Omit all pictures. Copy the rest of the material exactly.
## BEGIN
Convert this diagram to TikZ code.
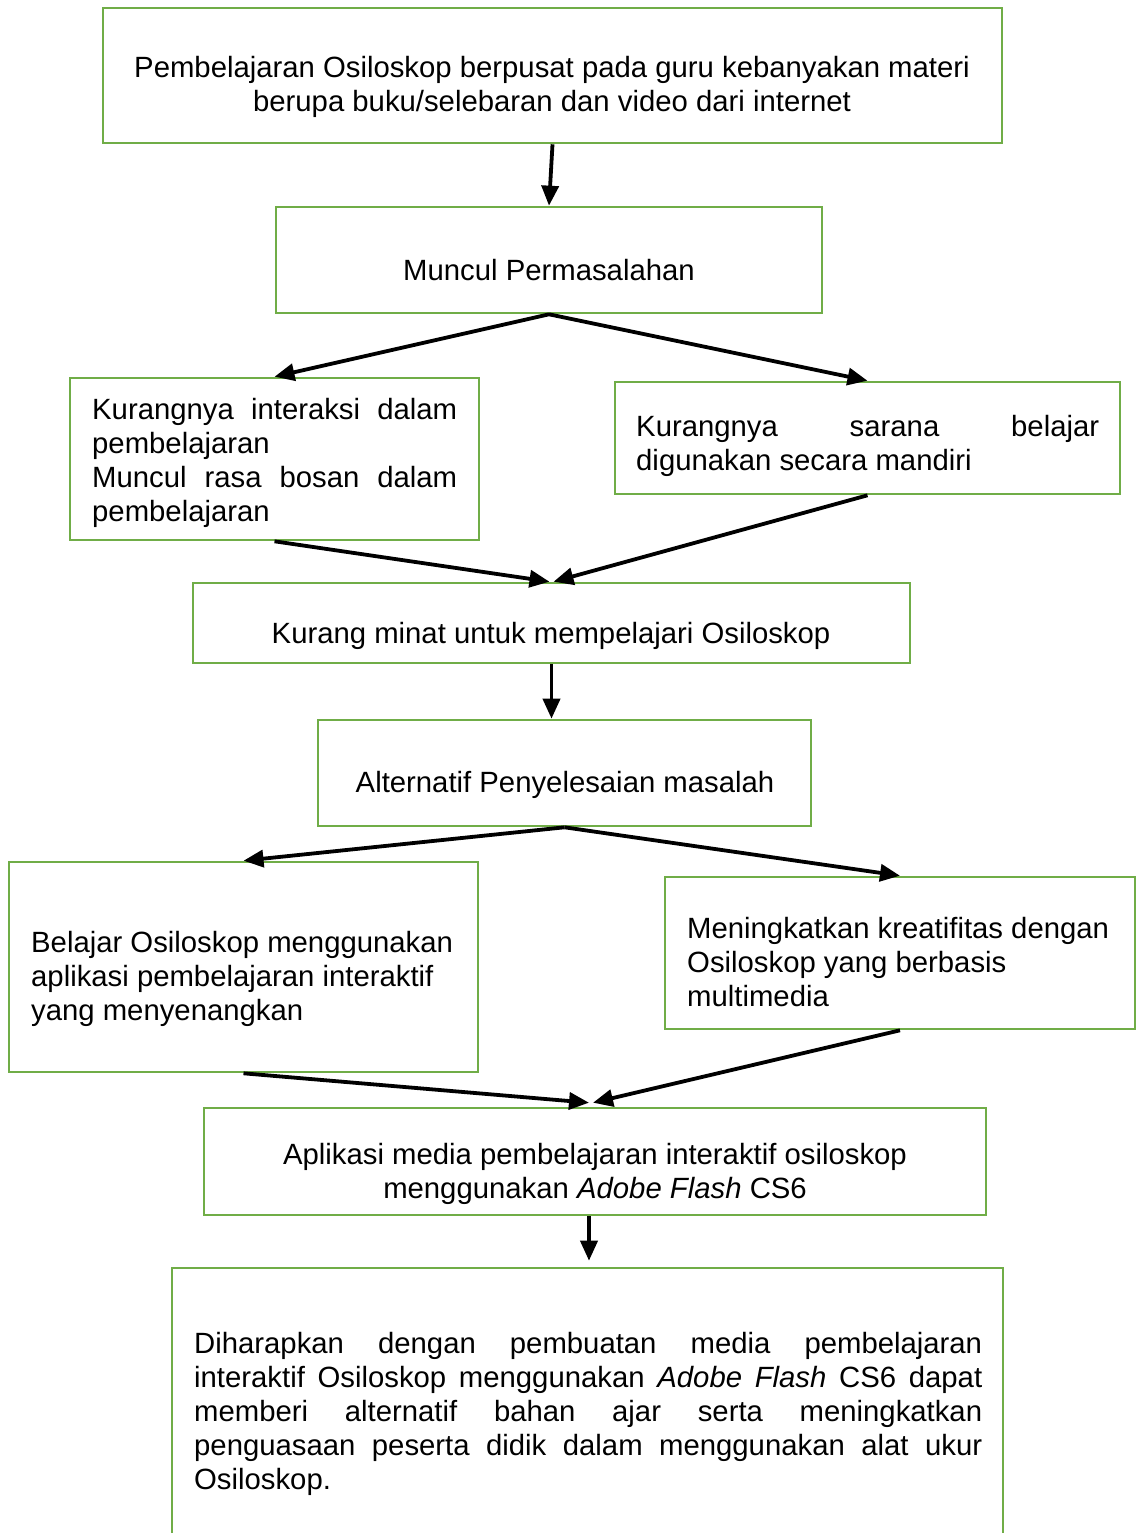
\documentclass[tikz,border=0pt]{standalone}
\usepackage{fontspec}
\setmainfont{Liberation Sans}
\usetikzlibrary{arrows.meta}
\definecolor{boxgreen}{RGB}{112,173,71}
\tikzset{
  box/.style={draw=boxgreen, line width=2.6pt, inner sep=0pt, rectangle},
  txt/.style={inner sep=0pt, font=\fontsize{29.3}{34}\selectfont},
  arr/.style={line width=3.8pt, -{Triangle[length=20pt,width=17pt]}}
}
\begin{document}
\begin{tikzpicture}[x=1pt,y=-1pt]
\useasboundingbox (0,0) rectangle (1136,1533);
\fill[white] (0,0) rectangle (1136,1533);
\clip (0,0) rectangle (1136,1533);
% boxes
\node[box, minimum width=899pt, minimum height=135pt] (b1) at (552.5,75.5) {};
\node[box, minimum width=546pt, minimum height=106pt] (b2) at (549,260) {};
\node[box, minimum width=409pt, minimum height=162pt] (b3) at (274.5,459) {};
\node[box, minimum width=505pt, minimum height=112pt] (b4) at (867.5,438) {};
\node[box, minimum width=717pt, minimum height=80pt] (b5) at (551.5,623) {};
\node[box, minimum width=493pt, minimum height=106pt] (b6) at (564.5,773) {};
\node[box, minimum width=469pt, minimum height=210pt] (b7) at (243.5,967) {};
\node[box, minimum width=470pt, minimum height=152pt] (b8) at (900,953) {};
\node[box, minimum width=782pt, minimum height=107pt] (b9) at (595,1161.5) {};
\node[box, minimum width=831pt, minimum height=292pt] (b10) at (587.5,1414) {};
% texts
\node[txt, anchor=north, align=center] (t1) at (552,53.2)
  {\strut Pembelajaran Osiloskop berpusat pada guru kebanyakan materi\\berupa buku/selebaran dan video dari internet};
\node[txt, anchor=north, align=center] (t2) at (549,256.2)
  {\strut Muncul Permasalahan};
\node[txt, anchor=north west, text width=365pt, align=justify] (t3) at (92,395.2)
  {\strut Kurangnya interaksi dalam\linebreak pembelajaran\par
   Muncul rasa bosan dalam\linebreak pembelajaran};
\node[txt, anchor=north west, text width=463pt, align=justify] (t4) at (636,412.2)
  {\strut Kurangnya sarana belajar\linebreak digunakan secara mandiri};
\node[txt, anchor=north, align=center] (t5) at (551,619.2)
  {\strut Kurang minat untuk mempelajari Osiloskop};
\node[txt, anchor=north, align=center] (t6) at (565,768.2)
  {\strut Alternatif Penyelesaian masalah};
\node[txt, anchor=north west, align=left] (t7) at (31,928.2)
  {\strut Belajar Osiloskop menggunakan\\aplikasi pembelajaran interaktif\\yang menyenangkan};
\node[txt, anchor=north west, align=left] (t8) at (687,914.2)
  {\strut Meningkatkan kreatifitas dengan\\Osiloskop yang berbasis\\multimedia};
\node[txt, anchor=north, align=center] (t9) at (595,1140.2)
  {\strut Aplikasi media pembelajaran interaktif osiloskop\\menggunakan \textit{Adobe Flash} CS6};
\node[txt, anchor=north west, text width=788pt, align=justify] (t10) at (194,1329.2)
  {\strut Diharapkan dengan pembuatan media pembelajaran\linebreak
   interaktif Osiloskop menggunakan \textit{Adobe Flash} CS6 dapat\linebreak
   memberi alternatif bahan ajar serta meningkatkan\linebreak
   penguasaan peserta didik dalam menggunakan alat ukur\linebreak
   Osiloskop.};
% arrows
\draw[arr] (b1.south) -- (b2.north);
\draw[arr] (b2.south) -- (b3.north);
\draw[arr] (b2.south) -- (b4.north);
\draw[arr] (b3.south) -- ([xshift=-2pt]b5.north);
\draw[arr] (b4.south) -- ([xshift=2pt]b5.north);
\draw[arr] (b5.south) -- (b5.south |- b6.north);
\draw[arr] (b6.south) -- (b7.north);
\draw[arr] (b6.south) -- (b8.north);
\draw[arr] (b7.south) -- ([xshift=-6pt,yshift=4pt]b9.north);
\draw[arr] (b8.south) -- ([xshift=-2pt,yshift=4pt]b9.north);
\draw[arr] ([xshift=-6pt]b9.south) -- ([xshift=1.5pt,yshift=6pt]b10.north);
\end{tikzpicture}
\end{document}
## END
■ Solved problem
Convert this diagram to TikZ code.
\documentclass[tikz,border=0pt]{standalone}
\usepackage{fontspec}
\setmainfont{Liberation Sans}
\usetikzlibrary{arrows.meta}
\definecolor{boxgreen}{RGB}{112,173,71}
\tikzset{
  box/.style={draw=boxgreen, line width=2.6pt, inner sep=0pt, rectangle},
  txt/.style={inner sep=0pt, font=\fontsize{29.3}{34}\selectfont},
  arr/.style={line width=3.8pt, -{Triangle[length=20pt,width=17pt]}}
}
\begin{document}
\begin{tikzpicture}[x=1pt,y=-1pt]
\useasboundingbox (0,0) rectangle (1136,1533);
\fill[white] (0,0) rectangle (1136,1533);
\clip (0,0) rectangle (1136,1533);
% boxes
\node[box, minimum width=899pt, minimum height=135pt] (b1) at (552.5,75.5) {};
\node[box, minimum width=546pt, minimum height=106pt] (b2) at (549,260) {};
\node[box, minimum width=409pt, minimum height=162pt] (b3) at (274.5,459) {};
\node[box, minimum width=505pt, minimum height=112pt] (b4) at (867.5,438) {};
\node[box, minimum width=717pt, minimum height=80pt] (b5) at (551.5,623) {};
\node[box, minimum width=493pt, minimum height=106pt] (b6) at (564.5,773) {};
\node[box, minimum width=469pt, minimum height=210pt] (b7) at (243.5,967) {};
\node[box, minimum width=470pt, minimum height=152pt] (b8) at (900,953) {};
\node[box, minimum width=782pt, minimum height=107pt] (b9) at (595,1161.5) {};
\node[box, minimum width=831pt, minimum height=292pt] (b10) at (587.5,1414) {};
% texts
\node[txt, anchor=north, align=center] (t1) at (552,53.2)
  {\strut Pembelajaran Osiloskop berpusat pada guru kebanyakan materi\\berupa buku/selebaran dan video dari internet};
\node[txt, anchor=north, align=center] (t2) at (549,256.2)
  {\strut Muncul Permasalahan};
\node[txt, anchor=north west, text width=365pt, align=justify] (t3) at (92,395.2)
  {\strut Kurangnya interaksi dalam\linebreak pembelajaran\par
   Muncul rasa bosan dalam\linebreak pembelajaran};
\node[txt, anchor=north west, text width=463pt, align=justify] (t4) at (636,412.2)
  {\strut Kurangnya sarana belajar\linebreak digunakan secara mandiri};
\node[txt, anchor=north, align=center] (t5) at (551,619.2)
  {\strut Kurang minat untuk mempelajari Osiloskop};
\node[txt, anchor=north, align=center] (t6) at (565,768.2)
  {\strut Alternatif Penyelesaian masalah};
\node[txt, anchor=north west, align=left] (t7) at (31,928.2)
  {\strut Belajar Osiloskop menggunakan\\aplikasi pembelajaran interaktif\\yang menyenangkan};
\node[txt, anchor=north west, align=left] (t8) at (687,914.2)
  {\strut Meningkatkan kreatifitas dengan\\Osiloskop yang berbasis\\multimedia};
\node[txt, anchor=north, align=center] (t9) at (595,1140.2)
  {\strut Aplikasi media pembelajaran interaktif osiloskop\\menggunakan \textit{Adobe Flash} CS6};
\node[txt, anchor=north west, text width=788pt, align=justify] (t10) at (194,1329.2)
  {\strut Diharapkan dengan pembuatan media pembelajaran\linebreak
   interaktif Osiloskop menggunakan \textit{Adobe Flash} CS6 dapat\linebreak
   memberi alternatif bahan ajar serta meningkatkan\linebreak
   penguasaan peserta didik dalam menggunakan alat ukur\linebreak
   Osiloskop.};
% arrows
\draw[arr] (b1.south) -- (b2.north);
\draw[arr] (b2.south) -- (b3.north);
\draw[arr] (b2.south) -- (b4.north);
\draw[arr] (b3.south) -- ([xshift=-2pt]b5.north);
\draw[arr] (b4.south) -- ([xshift=2pt]b5.north);
\draw[arr] (b5.south) -- (b5.south |- b6.north);
\draw[arr] (b6.south) -- (b7.north);
\draw[arr] (b6.south) -- (b8.north);
\draw[arr] (b7.south) -- ([xshift=-6pt,yshift=4pt]b9.north);
\draw[arr] (b8.south) -- ([xshift=-2pt,yshift=4pt]b9.north);
\draw[arr] ([xshift=-6pt]b9.south) -- ([xshift=1.5pt,yshift=6pt]b10.north);
\end{tikzpicture}
\end{document}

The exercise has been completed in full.